The first thing that basketball taught me was the importance of cultural diversity. My teammates were from all walks of life but we came together to play the game and our unique backgrounds made the experience invaluable.
The 2nd thing I learned was the value of hard work, goal setting, and how they translate into any area of your life where you hope to achieve success. Last but not least I found my voice. Not only did I literally start to speak up but I also developed a confidence in who I was as a person and I began to realize my value to those around me.
2. As a female athlete growing up and now, as an advocate for women’s sports, how important is a good coach and mentor to a young female athlete?
I take mentoring very seriously because I know firsthand how important a Coach can be to the development of a young woman’s confidence. I had 3 Coaches that had a significant impact on my life as a young girl. All three were tangible examples of how to compete, respect your sport, and how to live out a standard of excellence. Coaches are also often the first people to verbalize confidence in a young person’s ability to be successful, which helps them to realize their own potential success.
3. The WNBA is approaching its 13th season. In your experience, what needs to be done to ensure that it sees its 25th, 40th and 50th seasons?
I believe that one of the most important components for longevity of the league is maintaining great leadership. Laurel Richie is the perfect fit for the position of President of the WNBA. Right now the WNBA needs to grow it’s fan base to stay alive and Laurel Richie’s background in marketing gives her the experience and qualification to increase its popularity.
4. Who, within the game of Women’s Basketball continues to inspire you today?
C. Vivian Stringer continues to inspire me and always has throughout the course of her life. She has been a great example of how to handle both tragedy and triumph with grace. She is a pioneer and a legend in the game of women’s basketball but she had a lot of barriers to break through to get there. She grew up before Title IX and during segregation so she faced a lot of prejudice of gender and race but never let it stop her.
5. Talk a little but about the mission of your company Stretch Beyond, and how it came to be.
I have always loved people, and Stretch Beyond was born out of my love for people and a hunger to see them realize their dreams! I wanted to get into Athletic Administration after my time and Wake Forest and they area I was most interested in was student-athlete development. When I decided to get into television instead, I wanted to find a platform to continue to help student-athletes develop in the areas of community, character, and career.
At Stretch Beyond we strive to increase one’s level of self awareness as it pertains to individual communication and behavioral styles, which enhances the value of the collegiate experience both on and off the court.
6. What have you discovered most about yourself through your work with the Stretch Beyond program?
That helping yourself doesn’t feel as good as helping others.
7. From your interactions with student athletes through Stretch Beyond, what piece of advice do you find yourself most commonly offering them?
You are your own brand and your own company NOW so be intentional about how you represent yourself.

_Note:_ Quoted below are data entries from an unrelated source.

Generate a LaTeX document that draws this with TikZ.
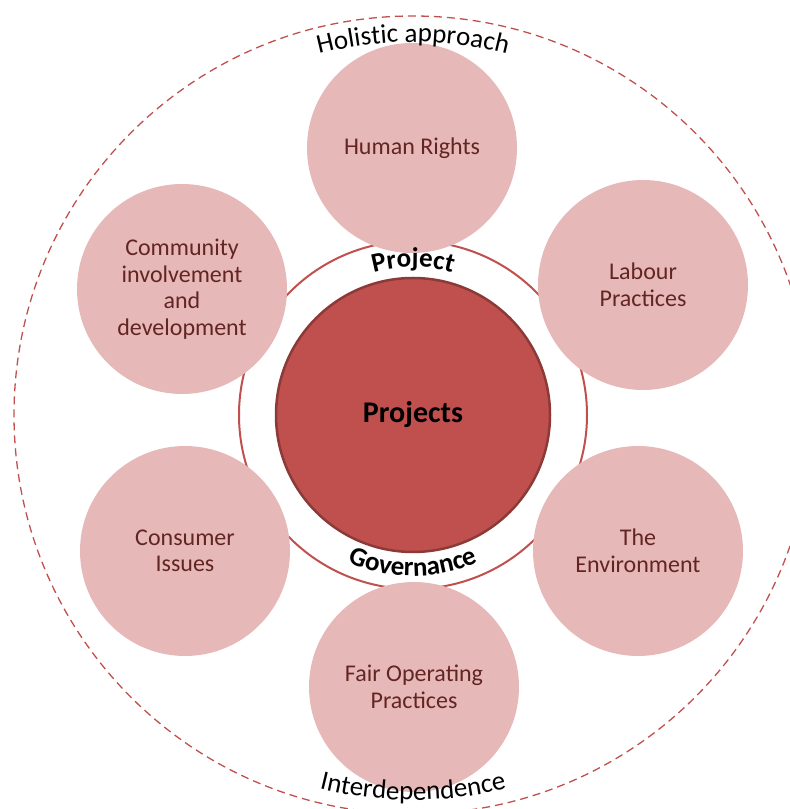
\documentclass[tikz,border=0pt]{standalone}
\usepackage{fontspec}
\setmainfont{Carlito}
\usetikzlibrary{decorations.text}
\definecolor{satfill}{HTML}{E6B9B8}
\definecolor{sattext}{HTML}{632523}
\definecolor{corefill}{HTML}{C0504D}
\definecolor{coredraw}{HTML}{8C3A38}
\definecolor{ringcol}{HTML}{C0504D}
\newcommand\arclabel[5]{%
  \path[decorate, decoration={text along path, text align=center, text color=black,
      text={|\fontsize{27}{27}\selectfont#5|#4}}]
    ([shift={(#2:#1)}]C) arc[start angle=#2, end angle=#3, radius=#1];}
\begin{document}
\begin{tikzpicture}[x=1pt,y=1pt,
  satellite/.style={circle, fill=satfill, minimum size=210pt, inner sep=0pt,
    align=center, text=sattext, font=\fontsize{24}{26.5}\selectfont},
  corecircle/.style={circle, fill=corefill, draw=coredraw, line width=2.5pt,
    minimum size=274pt, inner sep=0pt, font=\fontsize{30}{30}\selectfont\bfseries},
  ringcircle/.style={circle, draw=ringcol, line width=2pt, minimum size=348pt, inner sep=0pt},
  outercircle/.style={circle, draw=ringcol, line width=1.3pt, dash pattern=on 8pt off 5pt,
    minimum size=798pt, inner sep=0pt}]
\useasboundingbox (0,0) rectangle (790,809);
\clip (0,0) rectangle (790,809);
\coordinate (C) at (413,394);
\node[outercircle] (outer) at (C) {};
\node[ringcircle] (ring) at (C) {};
\node[corecircle] (core) at (C) {Projects};
\node[satellite] (hr)  at ([shift={(-1,267)}]C)    {Human Rights};
\node[satellite] (lab) at ([shift={(230,130)}]C)   {Labour\\Practices};
\node[satellite] (env) at ([shift={(225,-136)}]C)  {The\\Environment};
\node[satellite] (fop) at ([shift={(1,-272)}]C)    {Fair Operating\\Practices};
\node[satellite] (con) at ([shift={(-228,-136)}]C) {Consumer\\Issues};
\node[satellite] (com) at ([shift={(-231,126)}]C)  {Community\\involvement\\and\\development};
\arclabel{373}{180}{0}{Holistic approach}{}
\arclabel{385}{180}{360}{Interdependence}{}
\arclabel{148}{180}{0}{Project}{\bfseries}
\arclabel{161}{180}{360}{Governance}{\bfseries}
\end{tikzpicture}
\end{document}
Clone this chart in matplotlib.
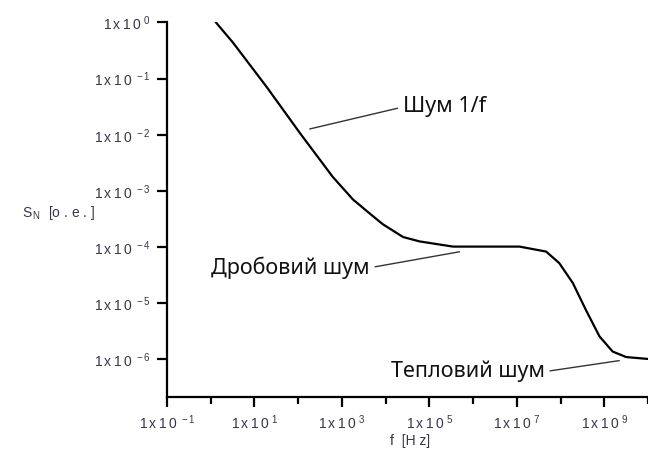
import matplotlib
matplotlib.use('Agg')
import matplotlib.pyplot as plt
import matplotlib.ticker as mticker
import numpy as np

plt.rcParams['font.family'] = ['Liberation Sans', 'DejaVu Sans']
plt.rcParams['mathtext.fontset'] = 'custom'
plt.rcParams['mathtext.rm'] = 'Liberation Sans'

# spectrum
freq = [1.32, 3.24, 19.1, 110, 617, 1780, 3720, 8510, 25100, 60300,
        3.47e5, 1.15e7, 4.68e7, 9.33e7, 1.91e8, 3.80e8, 7.76e8, 1.55e9,
        3.16e9, 9.55e9]
noise = [1.0, 0.437, 0.0708, 0.0107, 0.00178, 0.000708, 0.000437, 0.000257,
         0.000151, 0.000126, 0.000102, 0.000102, 8.32e-5, 5.19e-5, 2.29e-5,
         7.59e-6, 2.57e-6, 1.38e-6, 1.10e-6, 1.02e-6]

labels = ['Шум 1/f', 'Дробовий шум', 'Тепловий шум']
label_at = [(184, 1.27e-2), (4.9e5, 8.25e-5), (2.2e9, 9.5e-7)]
text_at = [(2.5e4, 3.13e-2), (4.3e3, 4.28e-5), (4.3e7, 6.04e-7)]

fig = plt.figure(figsize=(6.48, 4.59), dpi=100)
ax = fig.add_axes([0.2577, 0.1357, 0.7423, 0.8153])

ax.plot(freq, noise, color='black', lw=1.6, solid_joinstyle='round')
ax.set_xscale('log')
ax.set_yscale('log')
ax.set_xlim(0.1, 1e10)
ax.set_ylim(10 ** -6.665, 1.0)

for s in ['top', 'right']:
    ax.spines[s].set_visible(False)
for s in ['left', 'bottom']:
    ax.spines[s].set_linewidth(1.6)


def fmt(v, pos):
    e = int(round(np.log10(v)))
    return r'$\mathregular{1\,x\,1\,0^{\ %d}}$' % e


ax.set_xticks([10.0 ** k for k in range(-1, 10, 2)])
ax.set_xticks([10.0 ** k for k in range(0, 11, 2)], minor=True)
ax.set_yticks([10.0 ** -k for k in range(0, 7)])
ax.yaxis.set_minor_locator(mticker.NullLocator())
ax.xaxis.set_major_formatter(mticker.FuncFormatter(fmt))
ax.yaxis.set_major_formatter(mticker.FuncFormatter(fmt))
ax.xaxis.set_minor_formatter(mticker.NullFormatter())
ax.tick_params(which='major', length=7, width=1.6, labelsize=10,
               labelcolor='#3a3448', pad=5)
ax.tick_params(which='minor', length=5, width=1.6)

fig.text(0.034, 0.535, r'$\mathregular{S_{\,N}}$  [o . e . ]', fontsize=10,
         color='#3a3448', va='center', ha='left')
fig.text(0.633, 0.04, 'f  [H z]', fontsize=10, color='#3a3448',
         va='center', ha='center')

afont = ['Noto Sans', 'DejaVu Sans']
for i, (txt, xy, xt) in enumerate(zip(labels, label_at, text_at)):
    ha = 'left' if i == 0 else 'right'
    ax.annotate(txt, xy=xy, xytext=xt, textcoords='data', ha=ha, va='center',
                fontsize=15.5, family=afont, color='#111111',
                arrowprops=dict(arrowstyle='-', color='#333333', lw=1.0,
                                shrinkA=2, shrinkB=0,
                                relpos=(0, 0.5) if i == 0 else (1, 0.5)))

fig.savefig('out.png', dpi=100)
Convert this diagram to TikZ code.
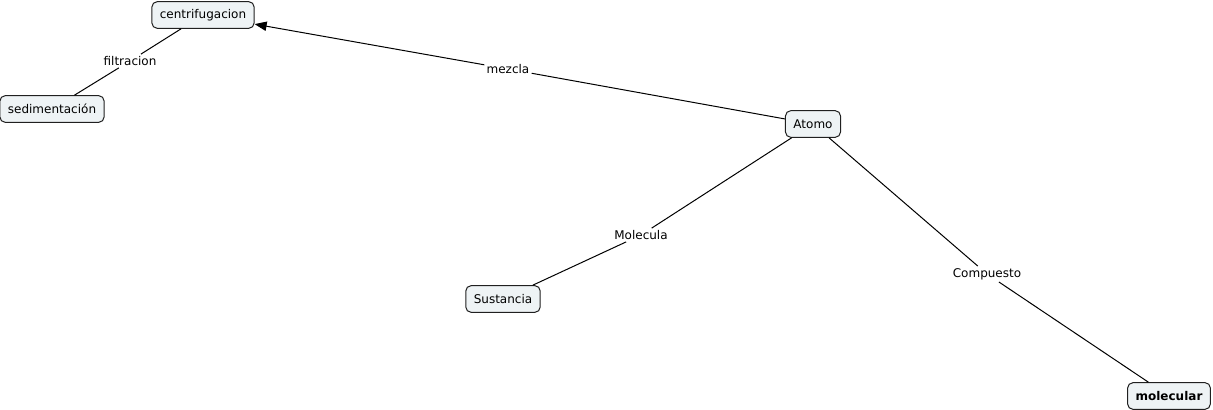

I am a big fan of personal branding and unfortunately student-athletes subscribe to the thought that the process of brand development doesn’t start until after graduation. You meet a lot of great people and have a ton of resources on campus, put time into figuring out who you are and what you stand for while you are there.
8. Have you ever considered coaching in the future?
I haven’t totally ruled it out but I have never been interested in coaching.
9. What is it about the game of Women’s Basketball that continues to excite you day after day, year after year?
I just love the game of basketball in general! The amazing thing about women’s basketball is that post Title IX the game is really growing in skill level, athleticism, and parity. We now have 2nd generation college basketball players, young women who’s mothers played at the college level so the depth and history of the game is rich.
10. Will you be in New Orleans covering the Women’s Final Four come April? What team do you think will claim the title?
Yes I will be in New Orleans working for Turner Sports/NCAA.com as a reporter at the Final Four. I hope that basketball fans will come and see some of the best talent our game has ever had!